## [Source excerpt]
"""

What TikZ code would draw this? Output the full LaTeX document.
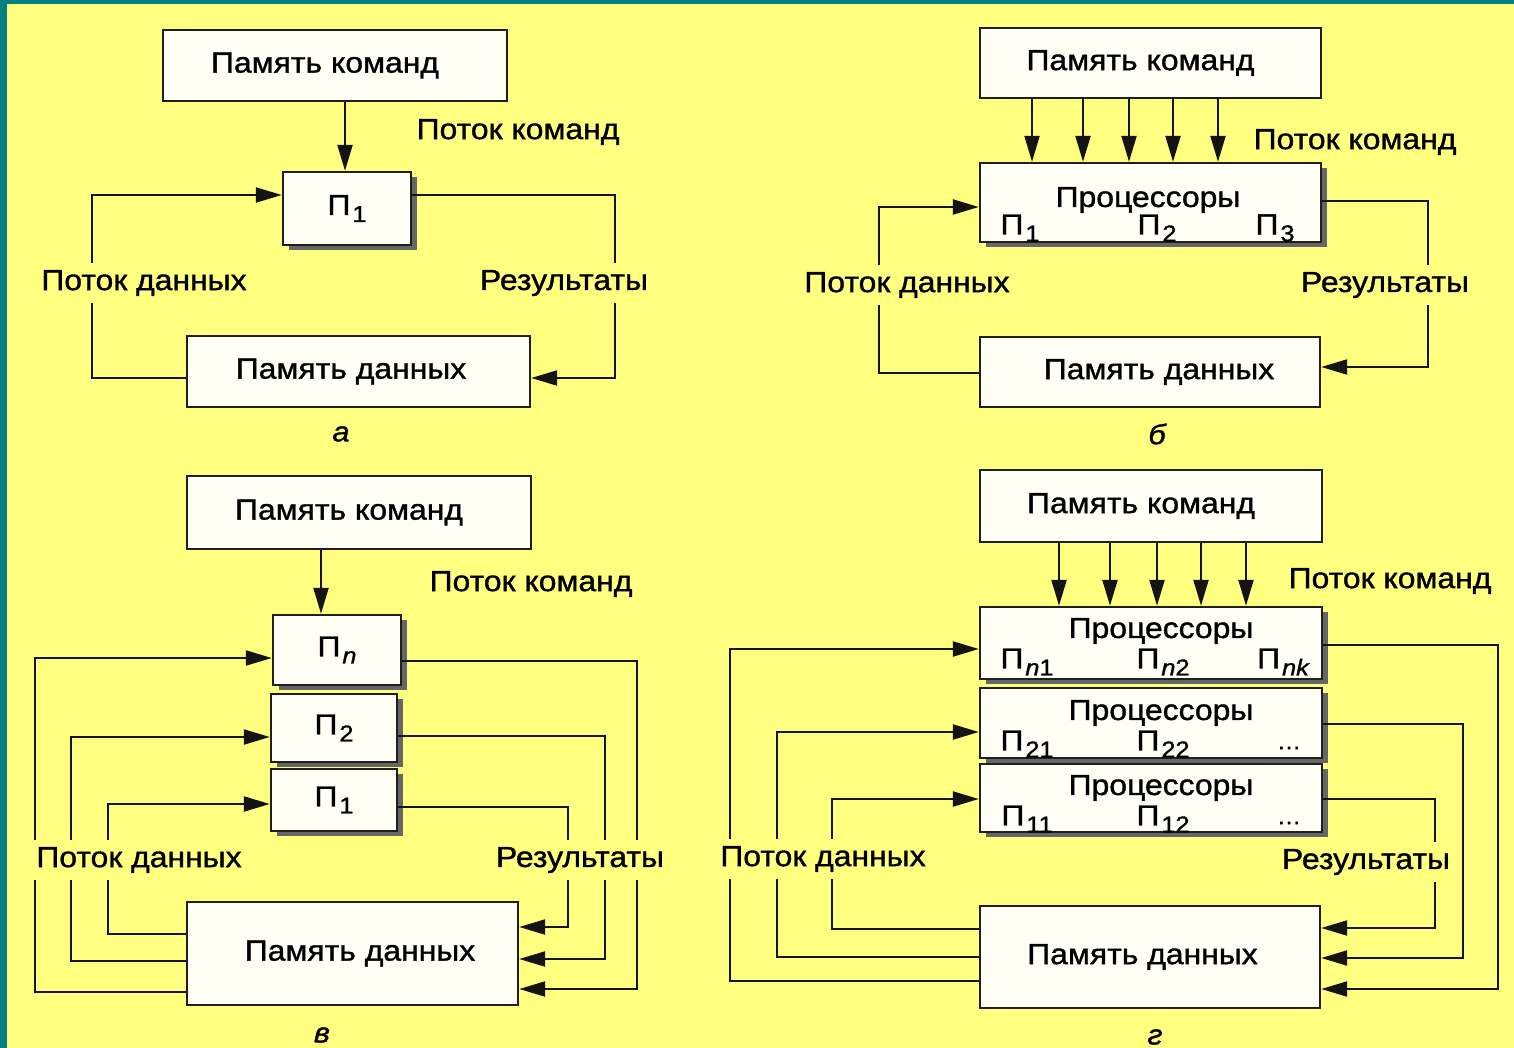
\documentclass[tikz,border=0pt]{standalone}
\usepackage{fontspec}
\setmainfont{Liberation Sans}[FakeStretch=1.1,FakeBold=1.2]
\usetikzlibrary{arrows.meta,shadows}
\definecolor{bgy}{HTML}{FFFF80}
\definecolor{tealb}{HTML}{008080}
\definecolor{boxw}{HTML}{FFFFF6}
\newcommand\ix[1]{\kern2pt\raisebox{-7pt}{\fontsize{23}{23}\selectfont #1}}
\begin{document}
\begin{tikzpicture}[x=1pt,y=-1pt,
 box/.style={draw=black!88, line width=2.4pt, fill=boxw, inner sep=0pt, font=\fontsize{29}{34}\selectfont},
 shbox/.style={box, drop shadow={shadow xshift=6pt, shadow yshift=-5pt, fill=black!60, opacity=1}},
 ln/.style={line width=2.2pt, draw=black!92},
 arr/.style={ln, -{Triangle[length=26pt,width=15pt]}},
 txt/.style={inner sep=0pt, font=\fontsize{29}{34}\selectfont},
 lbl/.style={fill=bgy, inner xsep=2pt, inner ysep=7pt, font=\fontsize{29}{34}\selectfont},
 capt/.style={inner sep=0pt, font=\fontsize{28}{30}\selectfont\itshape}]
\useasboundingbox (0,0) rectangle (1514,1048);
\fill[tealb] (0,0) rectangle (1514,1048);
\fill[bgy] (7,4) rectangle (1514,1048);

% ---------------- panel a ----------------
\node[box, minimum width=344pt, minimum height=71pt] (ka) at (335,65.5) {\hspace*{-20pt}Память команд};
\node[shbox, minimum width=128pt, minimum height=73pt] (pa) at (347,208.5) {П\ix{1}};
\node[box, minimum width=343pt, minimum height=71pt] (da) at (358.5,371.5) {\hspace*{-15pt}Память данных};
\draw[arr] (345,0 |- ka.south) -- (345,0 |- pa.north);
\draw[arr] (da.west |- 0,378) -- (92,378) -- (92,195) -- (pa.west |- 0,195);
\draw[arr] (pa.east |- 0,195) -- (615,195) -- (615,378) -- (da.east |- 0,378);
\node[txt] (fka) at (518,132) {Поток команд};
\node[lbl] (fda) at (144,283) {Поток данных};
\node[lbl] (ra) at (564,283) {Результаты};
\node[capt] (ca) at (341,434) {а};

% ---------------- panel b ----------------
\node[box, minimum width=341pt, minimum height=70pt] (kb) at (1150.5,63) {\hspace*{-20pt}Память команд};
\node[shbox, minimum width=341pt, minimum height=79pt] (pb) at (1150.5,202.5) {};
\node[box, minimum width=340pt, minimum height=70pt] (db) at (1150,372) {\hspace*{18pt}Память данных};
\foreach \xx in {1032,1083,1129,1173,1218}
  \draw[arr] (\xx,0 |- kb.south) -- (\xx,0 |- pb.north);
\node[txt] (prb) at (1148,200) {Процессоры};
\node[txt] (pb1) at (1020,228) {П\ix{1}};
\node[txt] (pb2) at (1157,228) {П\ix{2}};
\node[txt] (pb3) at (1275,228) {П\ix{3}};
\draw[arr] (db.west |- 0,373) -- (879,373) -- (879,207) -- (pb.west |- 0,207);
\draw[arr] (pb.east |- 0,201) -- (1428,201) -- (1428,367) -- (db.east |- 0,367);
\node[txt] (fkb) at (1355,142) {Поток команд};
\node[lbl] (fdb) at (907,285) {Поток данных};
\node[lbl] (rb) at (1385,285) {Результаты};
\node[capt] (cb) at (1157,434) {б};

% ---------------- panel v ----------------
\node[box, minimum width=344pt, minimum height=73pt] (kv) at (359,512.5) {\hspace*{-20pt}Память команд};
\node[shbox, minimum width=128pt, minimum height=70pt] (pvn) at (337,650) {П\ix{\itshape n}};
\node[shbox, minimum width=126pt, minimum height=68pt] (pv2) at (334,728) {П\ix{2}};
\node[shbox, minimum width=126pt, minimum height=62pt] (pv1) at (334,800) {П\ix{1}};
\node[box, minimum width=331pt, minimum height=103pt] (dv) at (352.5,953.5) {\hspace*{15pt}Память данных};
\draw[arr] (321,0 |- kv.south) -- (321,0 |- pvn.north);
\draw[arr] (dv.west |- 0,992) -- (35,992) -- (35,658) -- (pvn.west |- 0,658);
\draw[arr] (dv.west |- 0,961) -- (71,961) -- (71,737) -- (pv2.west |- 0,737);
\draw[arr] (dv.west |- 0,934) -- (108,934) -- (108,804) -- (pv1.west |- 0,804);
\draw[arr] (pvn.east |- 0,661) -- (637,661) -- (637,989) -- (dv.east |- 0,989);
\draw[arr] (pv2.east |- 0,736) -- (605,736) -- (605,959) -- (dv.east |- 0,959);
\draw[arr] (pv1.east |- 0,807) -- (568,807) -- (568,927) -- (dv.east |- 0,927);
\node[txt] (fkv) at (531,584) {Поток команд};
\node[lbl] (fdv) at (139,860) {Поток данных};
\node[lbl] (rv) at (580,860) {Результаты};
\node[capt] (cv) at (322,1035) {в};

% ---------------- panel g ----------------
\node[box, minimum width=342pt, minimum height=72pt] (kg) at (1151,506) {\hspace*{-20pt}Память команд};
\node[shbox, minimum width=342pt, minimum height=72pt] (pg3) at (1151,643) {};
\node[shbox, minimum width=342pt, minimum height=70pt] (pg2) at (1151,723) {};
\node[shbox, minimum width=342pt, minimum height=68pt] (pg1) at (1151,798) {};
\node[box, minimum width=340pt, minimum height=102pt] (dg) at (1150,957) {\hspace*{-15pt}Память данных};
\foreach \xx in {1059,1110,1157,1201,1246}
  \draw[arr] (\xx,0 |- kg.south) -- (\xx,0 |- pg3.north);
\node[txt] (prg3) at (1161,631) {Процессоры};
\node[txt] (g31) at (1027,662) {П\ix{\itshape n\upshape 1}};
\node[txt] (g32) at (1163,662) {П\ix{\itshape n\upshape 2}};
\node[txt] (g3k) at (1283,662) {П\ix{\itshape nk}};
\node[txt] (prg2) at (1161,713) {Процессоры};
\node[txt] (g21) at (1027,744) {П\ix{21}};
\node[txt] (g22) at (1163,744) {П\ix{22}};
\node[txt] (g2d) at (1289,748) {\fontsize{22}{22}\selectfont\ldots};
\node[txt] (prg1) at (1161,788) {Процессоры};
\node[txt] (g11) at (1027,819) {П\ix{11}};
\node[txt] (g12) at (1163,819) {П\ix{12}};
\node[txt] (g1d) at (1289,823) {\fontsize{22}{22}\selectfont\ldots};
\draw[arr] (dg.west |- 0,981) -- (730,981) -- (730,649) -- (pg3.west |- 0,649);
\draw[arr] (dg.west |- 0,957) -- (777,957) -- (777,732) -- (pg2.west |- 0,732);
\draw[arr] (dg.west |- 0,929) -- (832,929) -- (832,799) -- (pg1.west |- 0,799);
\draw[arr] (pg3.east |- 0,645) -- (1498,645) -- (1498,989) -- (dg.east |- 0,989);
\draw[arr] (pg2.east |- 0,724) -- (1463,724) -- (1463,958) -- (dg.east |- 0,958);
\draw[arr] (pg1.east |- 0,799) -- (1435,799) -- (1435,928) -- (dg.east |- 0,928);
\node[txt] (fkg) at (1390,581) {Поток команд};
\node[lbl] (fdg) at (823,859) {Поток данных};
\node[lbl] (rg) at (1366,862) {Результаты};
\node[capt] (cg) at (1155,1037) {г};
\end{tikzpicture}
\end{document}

"""

## [Exercise objective]
Skipping the pictures, transcribe each line above exactly as it appears.

## [Solution to this exercise]
What TikZ code would draw this? Output the full LaTeX document.
\documentclass[tikz,border=0pt]{standalone}
\usepackage{fontspec}
\setmainfont{Liberation Sans}[FakeStretch=1.1,FakeBold=1.2]
\usetikzlibrary{arrows.meta,shadows}
\definecolor{bgy}{HTML}{FFFF80}
\definecolor{tealb}{HTML}{008080}
\definecolor{boxw}{HTML}{FFFFF6}
\newcommand\ix[1]{\kern2pt\raisebox{-7pt}{\fontsize{23}{23}\selectfont #1}}
\begin{document}
\begin{tikzpicture}[x=1pt,y=-1pt,
 box/.style={draw=black!88, line width=2.4pt, fill=boxw, inner sep=0pt, font=\fontsize{29}{34}\selectfont},
 shbox/.style={box, drop shadow={shadow xshift=6pt, shadow yshift=-5pt, fill=black!60, opacity=1}},
 ln/.style={line width=2.2pt, draw=black!92},
 arr/.style={ln, -{Triangle[length=26pt,width=15pt]}},
 txt/.style={inner sep=0pt, font=\fontsize{29}{34}\selectfont},
 lbl/.style={fill=bgy, inner xsep=2pt, inner ysep=7pt, font=\fontsize{29}{34}\selectfont},
 capt/.style={inner sep=0pt, font=\fontsize{28}{30}\selectfont\itshape}]
\useasboundingbox (0,0) rectangle (1514,1048);
\fill[tealb] (0,0) rectangle (1514,1048);
\fill[bgy] (7,4) rectangle (1514,1048);

% ---------------- panel a ----------------
\node[box, minimum width=344pt, minimum height=71pt] (ka) at (335,65.5) {\hspace*{-20pt}Память команд};
\node[shbox, minimum width=128pt, minimum height=73pt] (pa) at (347,208.5) {П\ix{1}};
\node[box, minimum width=343pt, minimum height=71pt] (da) at (358.5,371.5) {\hspace*{-15pt}Память данных};
\draw[arr] (345,0 |- ka.south) -- (345,0 |- pa.north);
\draw[arr] (da.west |- 0,378) -- (92,378) -- (92,195) -- (pa.west |- 0,195);
\draw[arr] (pa.east |- 0,195) -- (615,195) -- (615,378) -- (da.east |- 0,378);
\node[txt] (fka) at (518,132) {Поток команд};
\node[lbl] (fda) at (144,283) {Поток данных};
\node[lbl] (ra) at (564,283) {Результаты};
\node[capt] (ca) at (341,434) {а};

% ---------------- panel b ----------------
\node[box, minimum width=341pt, minimum height=70pt] (kb) at (1150.5,63) {\hspace*{-20pt}Память команд};
\node[shbox, minimum width=341pt, minimum height=79pt] (pb) at (1150.5,202.5) {};
\node[box, minimum width=340pt, minimum height=70pt] (db) at (1150,372) {\hspace*{18pt}Память данных};
\foreach \xx in {1032,1083,1129,1173,1218}
  \draw[arr] (\xx,0 |- kb.south) -- (\xx,0 |- pb.north);
\node[txt] (prb) at (1148,200) {Процессоры};
\node[txt] (pb1) at (1020,228) {П\ix{1}};
\node[txt] (pb2) at (1157,228) {П\ix{2}};
\node[txt] (pb3) at (1275,228) {П\ix{3}};
\draw[arr] (db.west |- 0,373) -- (879,373) -- (879,207) -- (pb.west |- 0,207);
\draw[arr] (pb.east |- 0,201) -- (1428,201) -- (1428,367) -- (db.east |- 0,367);
\node[txt] (fkb) at (1355,142) {Поток команд};
\node[lbl] (fdb) at (907,285) {Поток данных};
\node[lbl] (rb) at (1385,285) {Результаты};
\node[capt] (cb) at (1157,434) {б};

% ---------------- panel v ----------------
\node[box, minimum width=344pt, minimum height=73pt] (kv) at (359,512.5) {\hspace*{-20pt}Память команд};
\node[shbox, minimum width=128pt, minimum height=70pt] (pvn) at (337,650) {П\ix{\itshape n}};
\node[shbox, minimum width=126pt, minimum height=68pt] (pv2) at (334,728) {П\ix{2}};
\node[shbox, minimum width=126pt, minimum height=62pt] (pv1) at (334,800) {П\ix{1}};
\node[box, minimum width=331pt, minimum height=103pt] (dv) at (352.5,953.5) {\hspace*{15pt}Память данных};
\draw[arr] (321,0 |- kv.south) -- (321,0 |- pvn.north);
\draw[arr] (dv.west |- 0,992) -- (35,992) -- (35,658) -- (pvn.west |- 0,658);
\draw[arr] (dv.west |- 0,961) -- (71,961) -- (71,737) -- (pv2.west |- 0,737);
\draw[arr] (dv.west |- 0,934) -- (108,934) -- (108,804) -- (pv1.west |- 0,804);
\draw[arr] (pvn.east |- 0,661) -- (637,661) -- (637,989) -- (dv.east |- 0,989);
\draw[arr] (pv2.east |- 0,736) -- (605,736) -- (605,959) -- (dv.east |- 0,959);
\draw[arr] (pv1.east |- 0,807) -- (568,807) -- (568,927) -- (dv.east |- 0,927);
\node[txt] (fkv) at (531,584) {Поток команд};
\node[lbl] (fdv) at (139,860) {Поток данных};
\node[lbl] (rv) at (580,860) {Результаты};
\node[capt] (cv) at (322,1035) {в};

% ---------------- panel g ----------------
\node[box, minimum width=342pt, minimum height=72pt] (kg) at (1151,506) {\hspace*{-20pt}Память команд};
\node[shbox, minimum width=342pt, minimum height=72pt] (pg3) at (1151,643) {};
\node[shbox, minimum width=342pt, minimum height=70pt] (pg2) at (1151,723) {};
\node[shbox, minimum width=342pt, minimum height=68pt] (pg1) at (1151,798) {};
\node[box, minimum width=340pt, minimum height=102pt] (dg) at (1150,957) {\hspace*{-15pt}Память данных};
\foreach \xx in {1059,1110,1157,1201,1246}
  \draw[arr] (\xx,0 |- kg.south) -- (\xx,0 |- pg3.north);
\node[txt] (prg3) at (1161,631) {Процессоры};
\node[txt] (g31) at (1027,662) {П\ix{\itshape n\upshape 1}};
\node[txt] (g32) at (1163,662) {П\ix{\itshape n\upshape 2}};
\node[txt] (g3k) at (1283,662) {П\ix{\itshape nk}};
\node[txt] (prg2) at (1161,713) {Процессоры};
\node[txt] (g21) at (1027,744) {П\ix{21}};
\node[txt] (g22) at (1163,744) {П\ix{22}};
\node[txt] (g2d) at (1289,748) {\fontsize{22}{22}\selectfont\ldots};
\node[txt] (prg1) at (1161,788) {Процессоры};
\node[txt] (g11) at (1027,819) {П\ix{11}};
\node[txt] (g12) at (1163,819) {П\ix{12}};
\node[txt] (g1d) at (1289,823) {\fontsize{22}{22}\selectfont\ldots};
\draw[arr] (dg.west |- 0,981) -- (730,981) -- (730,649) -- (pg3.west |- 0,649);
\draw[arr] (dg.west |- 0,957) -- (777,957) -- (777,732) -- (pg2.west |- 0,732);
\draw[arr] (dg.west |- 0,929) -- (832,929) -- (832,799) -- (pg1.west |- 0,799);
\draw[arr] (pg3.east |- 0,645) -- (1498,645) -- (1498,989) -- (dg.east |- 0,989);
\draw[arr] (pg2.east |- 0,724) -- (1463,724) -- (1463,958) -- (dg.east |- 0,958);
\draw[arr] (pg1.east |- 0,799) -- (1435,799) -- (1435,928) -- (dg.east |- 0,928);
\node[txt] (fkg) at (1390,581) {Поток команд};
\node[lbl] (fdg) at (823,859) {Поток данных};
\node[lbl] (rg) at (1366,862) {Результаты};
\node[capt] (cg) at (1155,1037) {г};
\end{tikzpicture}
\end{document}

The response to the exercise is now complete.